"Je me souviens de l'une des filles, une fausse blonde qu'on appelait Marilyn Monroe.(...). Elle est restée gravée dans ma mémoire parce que c'est celle qui perdait le plus de temps devant la glace. Elle pouvait passer des heures à se remettre du rouge à lèvres, à arranger son mascara, et à exaspérer les autres filles en les faisant attendre."
Le photographe Philippe Halsman témoigne ici sur cette séance photo de 1949, première séquence d'une collaboration durable entre le photographe de Life et la jeune starlette encore méconnue. Se souvient-on de Lois Maxwell, Suzanne Dalbert, Ricky Soma, Laurette luez, Jane Nigh, Dolores Gardner, Cathy Downs ? Marilyn, déjà, capte l'objectif, s'impose en personnage central du groupe.

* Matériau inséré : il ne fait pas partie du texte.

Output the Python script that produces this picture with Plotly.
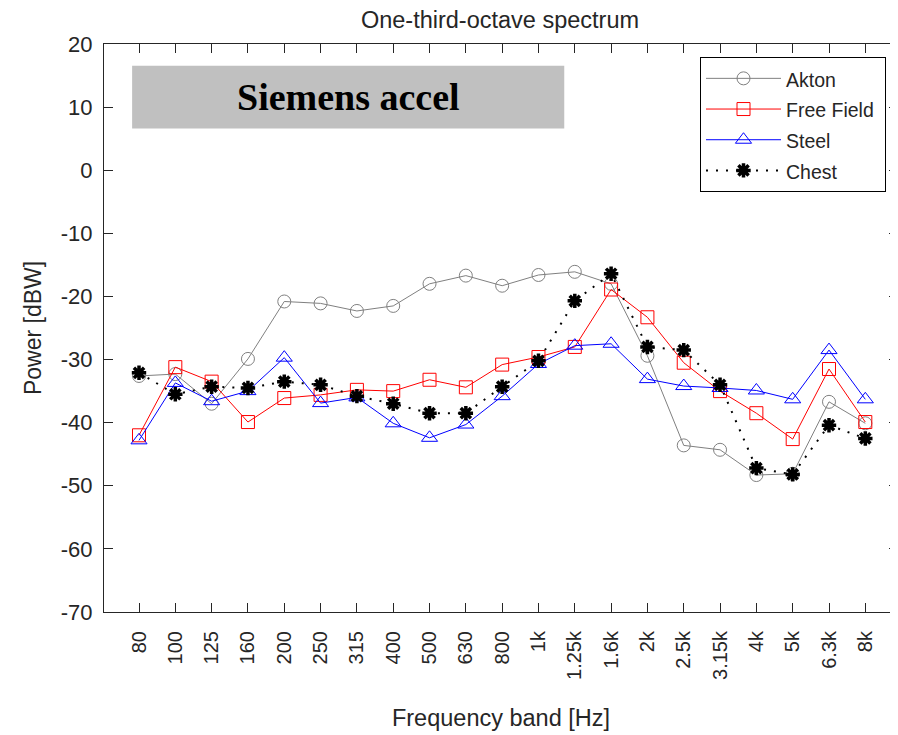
import plotly.graph_objects as go

bands = ["80", "100", "125", "160", "200", "250", "315", "400", "500", "630", "800",
         "1k", "1.25k", "1.6k", "2k", "2.5k", "3.15k", "4k", "5k", "6.3k", "8k"]

akton = [-32.6, -32.3, -37.0, -29.9, -20.8, -21.1, -22.3, -21.5, -18.0, -16.7, -18.3,
         -16.6, -16.1, -18.0, -29.4, -43.6, -44.3, -48.3, -48.1, -36.7, -40.1]
free_field = [-42.0, -31.2, -33.5, -39.9, -36.1, -35.6, -34.8, -35.0, -33.2, -34.4, -30.8,
              -29.6, -28.0, -18.9, -23.3, -30.5, -35.0, -38.5, -42.6, -31.5, -39.9]
steel = [-42.8, -33.7, -36.6, -35.0, -29.7, -36.9, -36.0, -40.1, -42.4, -40.3, -35.8,
         -30.7, -27.8, -27.5, -33.1, -34.2, -34.5, -34.9, -36.3, -28.5, -36.3]
chest = [-32.1, -35.5, -34.3, -34.5, -33.5, -34.0, -35.8, -37.0, -38.5, -38.5, -34.3,
         -30.2, -20.7, -16.4, -28.0, -28.5, -34.0, -47.2, -48.2, -40.4, -42.5]

y_ticks = [20, 10, 0, -10, -20, -30, -40, -50, -60, -70]

FONT = "Liberation Sans, Arial, sans-serif"
AX = "#262626"
TXT = "#262626"

# the page body adds an 8px offset, so the figure is 8px smaller than the window
FIG_W, FIG_H = 890, 727
M_L, M_T, M_B = 96, 36, 123
PLOT_W = FIG_W - M_L
PLOT_H = FIG_H - M_T - M_B


def leg(name):
    # legend row height follows legend.font.size; visible text size set here
    return '<span style="font-size:19.5px">' + name + '&nbsp;</span>'


fig = go.Figure()
fig.add_trace(go.Scatter(
    x=bands, y=akton, name=leg("Akton"), mode="lines+markers",
    line=dict(color="#808080", width=1),
    marker=dict(symbol="circle-open", size=13, color="#808080", line=dict(width=1))))
fig.add_trace(go.Scatter(
    x=bands, y=free_field, name=leg("Free Field"), mode="lines+markers",
    line=dict(color="#ff0000", width=1),
    marker=dict(symbol="square-open", size=13, color="#ff0000", line=dict(width=1))))
fig.add_trace(go.Scatter(
    x=bands, y=steel, name=leg("Steel"), mode="lines+markers",
    line=dict(color="#0000ff", width=1),
    marker=dict(symbol="triangle-up-open", size=14, color="#0000ff", line=dict(width=1))))
fig.add_trace(go.Scatter(
    x=bands, y=chest, name=leg("Chest"), mode="lines+markers",
    line=dict(color="#000000", width=2, dash="2px,8px"),
    marker=dict(symbol="asterisk-open", size=12, color="#000000",
                line=dict(width=3.5, color="#000000"))))

# Label box "Siemens accel"
fig.add_shape(type="rect", xref="x", yref="y", x0=-0.19, x1=11.71, y0=6.6, y1=16.55,
              fillcolor="#c0c0c0", line=dict(width=0), layer="below")
fig.add_annotation(xref="x", yref="y", x=5.76, y=11.55, text="<b>Siemens accel</b>",
                   showarrow=False, font=dict(family="Liberation Serif, Times New Roman, serif",
                                              size=38, color="#000000"))

fig.update_layout(
    width=FIG_W, height=FIG_H,
    margin=dict(l=M_L, r=0, t=M_T, b=M_B, autoexpand=False),
    paper_bgcolor="white", plot_bgcolor="white",
    font=dict(family=FONT, size=20, color=TXT),
    title=dict(text="One-third-octave spectrum", x=492 / FIG_W, xanchor="center",
               y=1 - 12 / FIG_H, yanchor="middle", font=dict(size=23.5, color=TXT)),
    showlegend=True,
    legend=dict(x=(700 - 104) / PLOT_W, y=1 - (57 - 44) / PLOT_H, xanchor="left", yanchor="top",
                bgcolor="white", bordercolor="#000000", borderwidth=1,
                font=dict(size=21.3, color=TXT), itemwidth=75,
                tracegroupgap=0),
)
fig.update_xaxes(
    type="category", range=[-0.964, 20.9], tickangle=-90, automargin=False,
    showgrid=False, zeroline=False, showline=True, linecolor=AX, linewidth=1,
    mirror="ticks", ticks="inside", ticklen=9, tickcolor=AX, ticklabelstandoff=10,
    tickfont=dict(size=20, color=TXT),
    title=dict(text="Frequency band [Hz]", font=dict(size=23.5), standoff=30),
)
fig.update_yaxes(
    range=[-70, 20], tickvals=y_ticks, ticktext=[str(v) for v in y_ticks], automargin=False,
    showgrid=False, zeroline=False, showline=True, linecolor=AX, linewidth=1,
    mirror="ticks", ticks="inside", ticklen=9, tickcolor=AX, ticklabelstandoff=6,
    tickfont=dict(size=22, color=TXT),
    title=dict(text="Power [dBW]", font=dict(size=23), standoff=12),
)

fig.write_html("out.html")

Philippe Halsman prolonge avec la star la complicité dans ce jeu photographique auquel il la soumet. Cette "Jumpology" consistant à saisir le personnage photographié lors d'un saut sur place devient la marque du photographe. Il n'a pourtant pas inventé ce procédé déjà saisi par les pionniers de la photographie quand l'arrivée des pellicules rapides a libéré les sujets de la pose et offert aux opérateurs cette liberté ludique des instantanés saisis dans les airs. Déjà depuis les dernières années du dix neuvième siècle
Marilyn n'échappera pas à cette vogue de la "Jumpology", Philippe Halsman imposant à l'actrice de renouveler deux cents fois son saut pour capter la meilleure image. L'argument du photographe est de vouloir saisir dans cet instantané le naturel de son sujet. Le sourire de Marilyn ne manque pas à l'appel. De ces deux cents prises de vues restera un cliché dont le naturel est celui d'une fiction orchestrée à laquelle Marilyn s'est prêtée avec soumission pour le gain d'une couverture de Life.
Au début des années soixante, alors que sa popularité est à son paroxysme, Marilyn est entraînée dans une spirale infernale où les problèmes de santé perturbent sa vie professionnelle dont le tournage des Désaxés de John Huston. Dépendante à l'alcool et aux médicaments, elle divorce d'avec Arthur Miller en janvier 1961. Marilyn Monroe meurt dans la nuit du 4 au 5 août 1962. Life publie alors, en ce mois d'aout 1962, la couverture d'une Marilyn Monroe qu'on ne peut décemment pas laisser sourire. Serait-ce enfin, avec ce sourire perdu, et pour la première fois la photographie de la vraie Marylin à qui la presse people concède le droit à une vérité toujours occultée jusqu'à lors ? Même sa mort devient un sujet de roman photo. Après le « suicide probable » de la star naîtront les accusations d' erreur médicale puis d'assassinat.
Désormais libéré du carcan réglementaire dans lequel la photo people contraignait chaque modèle, dégagé enfin de cette obligation de répondre au cliché d'un bonheur factice, le sourire effacé de la star ressemble davantage à cette jeune femme fragile, arrachée d'un succès immense et plongée dans une dépression vertigineuse, cherchant peut-être dans l’œil de l'objectif la vérité fuyante de cette vie des "Désaxés", ce dernier film dans lequel apparait le visage ultime de Marilyn.